В лагере для интернированных генерал-лейтенант Су с самодельной трибуны выступил перед своими последователями с эмоциональной речью. Он призвал к дисциплине и сотрудничеству с советскими властями, а также похвалил хорошее обращение со стороны хозяев и призвал к патриотизму своих сторонников. Положительно оценив политику Советского Союза в деле модернизации страны, он предложил остаться здесь тем, кто хотел бы работать и учиться в Советском Союзе. Завершая речь, Су напомнил, что важнейшей задачей является сохранение будущего Китайской республики и спасение китайского народа[515]

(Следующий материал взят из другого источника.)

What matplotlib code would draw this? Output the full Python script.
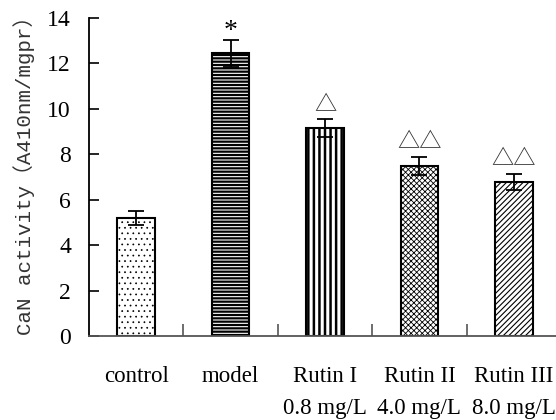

. Однако для Советского Союза китайские солдаты были не очень полезны, и Москва депортировала их при первой же возможности[516]. Ситуация на границе разрешилась даже быстрее. 6 декабря японский самолет разбросал над ст. Маньчжурия листовки. Войска вошли в город и восстановили порядок. Через несколько дней вновь образованная полиция и пограничные войска начали патрулирование города и границы. К середине декабря 1932 года все еще контролируемая Советским Союзом КВЖД возобновила движение поездов между ст. Маньчжурией и Харбином, а также международное железнодорожное сообщение[517].Захват Японией Северо-Востока Китая в краткосрочной перспективе спровоцировал бегство населения, насилие и беспокойство на границе. В долгосрочной же перспективе стабильные институты заменили слабую смесь милитаристской, республиканской и полуколониальной инфраструктуры, которая так часто срывала планы Москвы по установлению более жесткого режима вдоль границы в 1920-х годах. Этот новый режим, в свою очередь, способствовал ускорению развития сегрегированного пограничья.
ДВА ОЧЕНЬ РАЗНЫХ ПРИГРАНИЧНЫХ ПОСЕЛЕНИЯ: МАНЬЧЖУРИЯ И ОТПОР
Оккупация Японией северо-восточных территорий Китая заставила Советский Союз перенести почти все учреждения пограничного и пассажирского контроля, все еще расположенные в полосе отвода на ст. Маньчжурия, на советскую территорию. В конце 1931 года советские власти поспешили временно переместить советский багажный и паспортный контроль в Мациевскую, а позже в Отпор. Они вывезли почти пятьсот служащих железной дороги, а также все оборудование, принадлежащее администрации Забайкальской железной дороги. Многие русские еще оставались на станции, но Маньчжурия постепенно начала терять свой особый административный статус города с советской «забайкальской» и «китайской» сторонами[518]
. Внезапный уход Советского Союза из города предвосхитил продажу КВЖД Японии в 1935 году[519]. Большая часть из тысяч ее советских служащих и их семей в Харбине, Маньчжурии и других поселениях вдоль железной дороги были вынуждены вернуться в Советский Союз. Амбициозные планы Советского Союза по перенесению хотя бы инфраструктуры по обработке грузов со ст. Маньчжурия в Отпор для обеспечения экономической прибыли от транзитных перевозок и региональной экономики на советской территории реализованы не были[520]. Продажа, таким образом, означала, что ст. Маньчжурия сохранила свою позицию транспортного узла на границе Советского Союза и Маньчжоу-го и что Москва потеряла экономическую прибыль на этом последнем крупном плацдарме в Маньчжоу-го.Если верить наблюдениям современников, после установления японского административного контроля в г. Маньчжурия, станция, однако, не сразу утратила свой мультикультурный характер. Опыт пересечения границы, описанный западными пассажирами поездов, не соответствует нашим представлениям о том, как должна была бы измениться граница, обретя четкие и символические контуры. Столкновение культур и передел имперской власти, диктуемые изменившимися условиями, были заметны под тонким внешним слоем национальных символов. Многие путешественники 1930-х годов отмечали это, например британский путешественник Питер Флеминг, который прибыл в Маньчжоу-го в 1933 году.